A total of 26,290 earthquakes have rocked Turkey over the first seven months of the year, marking the most seismic activity the country has experienced in 15 years, according to data from the Disaster and Emergency Management Authority (AFAD).
The earthquake distribution map at the AFAD earthquake department in the capital Ankara showed that the country’s western regions had been particularly badly shaken by a series of earthquakes.
According to the map, a total of 20,143 earthquakes were recorded across Turkey last year, contrasting with the 26,290 earthquakes recorded between Jan. 1 and Aug. 16.
The quakes were particularly intensified in the Marmara and Aegean regions, which had an average of five earthquakes of varying sizes per day. The map revealed that earthquakes were most commonly observed in the Istanbul-Çanakkale-İzmir-Muğla fault line.
In terms of the magnitudes of 2017 quakes, there were 135 tremors with a magnitude of between four and five, 13 with a magnitude of between five and six, and two with a magnitude of between six and seven.
Some 18,678 earthquakes had a magnitude of up to two, 6,469 quakes had a magnitude of between two and three, and 993 quakes had a magnitude of between three and four.
Next major Istanbul quake
According to analyses, an earthquake with a magnitude of seven or more is expected to shake the Istanbul region within 30 years of the deadly 1999 Marmara earthquake.

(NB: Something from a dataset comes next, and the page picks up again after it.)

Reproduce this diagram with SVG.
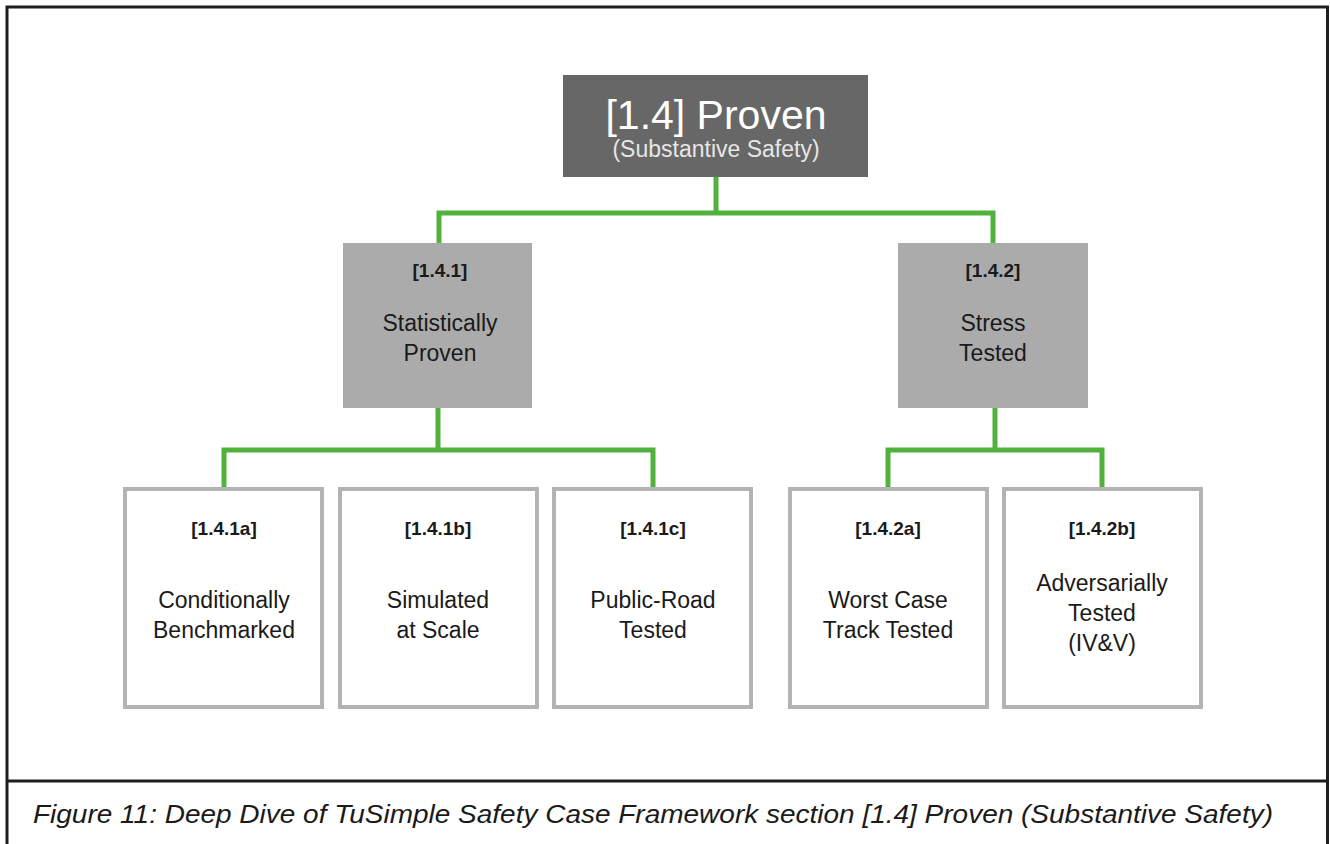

As 18 years have already passed since that quake, AFAD experts believe there is a 60 percent possibility that a major earthquake will shake the country’s biggest city in the next 12 years.
The earthquake department is monitoring the fault motion in Marmara with an “early warning system,” which issues a warning ahead of a possible shake.
Turkey and Germany are also conducting special joint work in the Marmara Sea ahead of the expected quake in Istanbul. AFAD and the German Research Centre for Geosciences (GFZ) have thus launched the first borehole seismometer project, dubbed “GONAF,” which monitors the situation with the North Anatolian Fault on the Marmara Sea. The potential physical process before and after an expected Marmara quake is reportedly being observed through the Princes’ Islands sections.
Accordingly, seven observation stations through the segment observe motion on the ground at a depth of 300 meters, with sensors placed 75 meters from each station recording even the slightest motion.
915 earthquake observation stations across the country
In 2015, the AFAD earthquake department became the only authorized institution in Turkey for revealing official data on earthquakes, as a part of an amendment to the earthquake data center system.
The department monitors ground motion with 915 observation stations across the country, constantly publishing analyses on its website.